** begin **

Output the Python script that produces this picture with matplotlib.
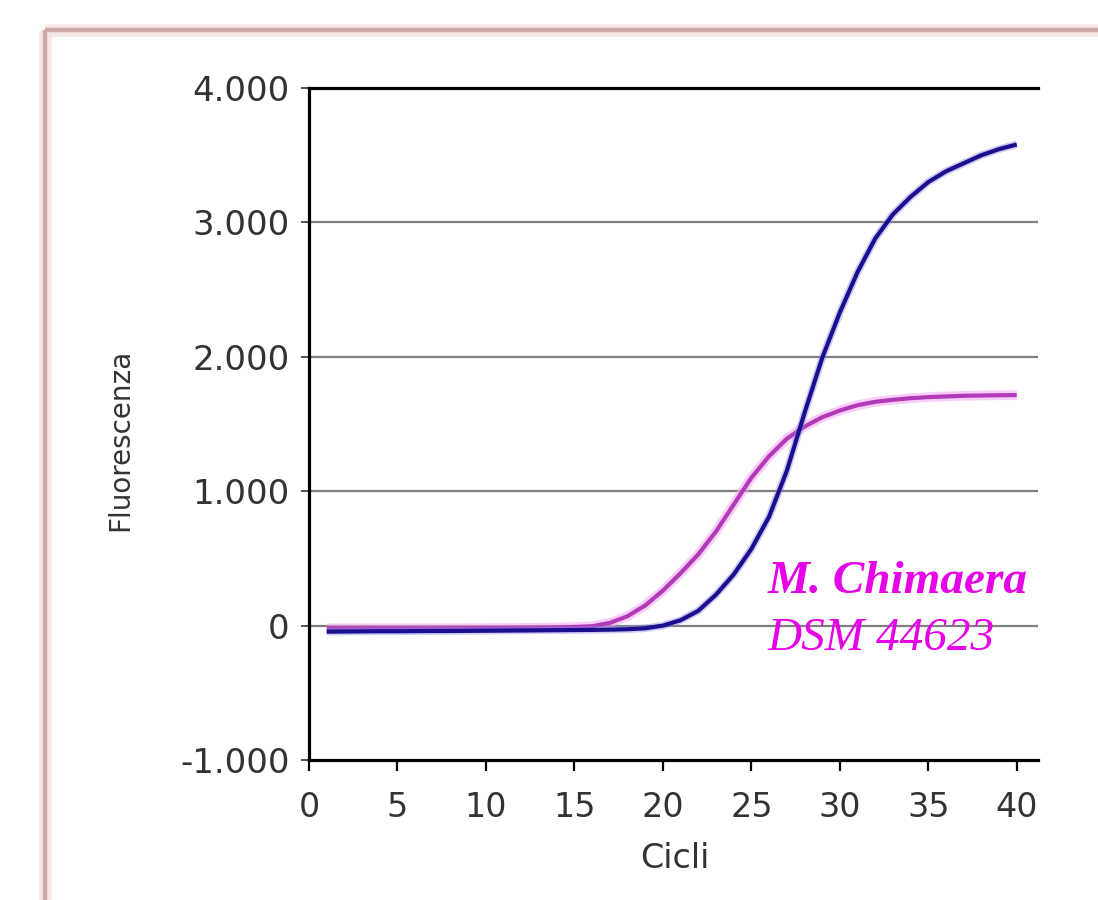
import matplotlib
matplotlib.use("Agg")
import matplotlib.pyplot as plt
from matplotlib.lines import Line2D

# ---- data ----
cycles = list(range(1, 41))
blue_values = [-45, -44, -43, -42, -42, -41, -40, -40, -39, -38,
               -37, -36, -35, -34, -33, -32, -30, -27, -20, 0,
               40, 110, 230, 380, 570, 810, 1150, 1580, 1990, 2330,
               2630, 2880, 3060, 3190, 3300, 3380, 3440, 3500, 3545, 3580]
magenta_values = [-20, -20, -20, -20, -20, -20, -20, -20, -19, -18,
                  -18, -17, -16, -14, -10, -5, 20, 70, 150, 260,
                  390, 530, 700, 900, 1100, 1260, 1390, 1480, 1550, 1600,
                  1640, 1665, 1680, 1692, 1700, 1705, 1710, 1712, 1714, 1715]
x_ticks = [0, 5, 10, 15, 20, 25, 30, 35, 40]
y_ticks = [-1000, 0, 1000, 2000, 3000, 4000]
y_tick_labels = ["-1.000", "0", "1.000", "2.000", "3.000", "4.000"]
x_label = "Cicli"
y_label = "Fluorescenza"
annot_line1 = "M. Chimaera"
annot_line2 = "DSM 44623"

W, H = 1098, 900
fig = plt.figure(figsize=(W / 100, H / 100), dpi=100)
fig.patch.set_facecolor("white")

# outer pinkish frame (top and left edges visible)
for lw, col in [(9, "#F7E6E6"), (3.2, "#CDAAAA")]:
    fig.add_artist(Line2D([45 / W, 1.0], [1 - 30 / H, 1 - 30 / H],
                          transform=fig.transFigure, color=col, lw=lw,
                          solid_capstyle="butt"))
    fig.add_artist(Line2D([45 / W, 45 / W], [0, 1 - 30 / H],
                          transform=fig.transFigure, color=col, lw=lw,
                          solid_capstyle="butt"))

ax = fig.add_axes([309 / W, 1 - 760 / H, 729 / W, 672 / H])
ax.set_xlim(0, 41.2)
ax.set_ylim(-1000, 4000)

# gridlines
for v in [0, 1000, 2000, 3000]:
    ax.axhline(v, color="#7F7F7F", lw=1.6, zorder=1)

# curves
ax.plot(cycles, magenta_values, color="#F4A6F4", lw=7, alpha=0.55,
        solid_capstyle="butt", solid_joinstyle="round", zorder=2)
ax.plot(cycles, magenta_values, color="#B23AB8", lw=3, zorder=3,
        solid_capstyle="butt", solid_joinstyle="round")
ax.plot(cycles, blue_values, color="#8C8CE8", lw=5.5, alpha=0.45,
        solid_capstyle="butt", solid_joinstyle="round", zorder=4)
ax.plot(cycles, blue_values, color="#1B0F8E", lw=3, zorder=5,
        solid_capstyle="butt", solid_joinstyle="round")

# spines
for s in ["left", "bottom", "top"]:
    ax.spines[s].set_color("black")
    ax.spines[s].set_linewidth(2.3)
ax.spines["right"].set_visible(False)

ax.set_xticks(x_ticks)
ax.set_xticklabels([str(t) for t in x_ticks])
ax.set_yticks(y_ticks)
ax.set_yticklabels(y_tick_labels)
ax.tick_params(axis="x", direction="out", length=8, width=1.6, pad=14,
               labelsize=24, labelcolor="#333333", color="black")
ax.tick_params(axis="y", direction="out", length=6, width=1.2, pad=8,
               labelsize=24.5, labelcolor="#333333", color="#333333")

ax.set_xlabel(x_label, fontsize=24, color="#333333")
ax.xaxis.label.set_va("center")
ax.xaxis.set_label_coords((675 - 309) / 729, (760 - 858) / 672)

ax.set_ylabel(y_label, fontsize=20, color="#333333")
ax.yaxis.label.set_va("center")
ax.yaxis.set_label_coords((120 - 309) / 729, (760 - 440) / 672)

# annotation text
ax.text(25.9, 243, annot_line1, family="Liberation Serif", style="italic",
        weight="bold", fontsize=34, color="#E600E6", ha="left",
        va="baseline", zorder=6)
ax.text(25.9, -182, annot_line2, family="Liberation Serif", style="italic",
        fontsize=34, color="#E600E6", ha="left", va="baseline", zorder=6)

fig.savefig("out.png", dpi=100, facecolor="white")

** end **

WORK TO BE COMPLETED
Determine how many lines of the listing above hold the word "matplotlib". Report that number without anything else.

TASK OUTPUT
5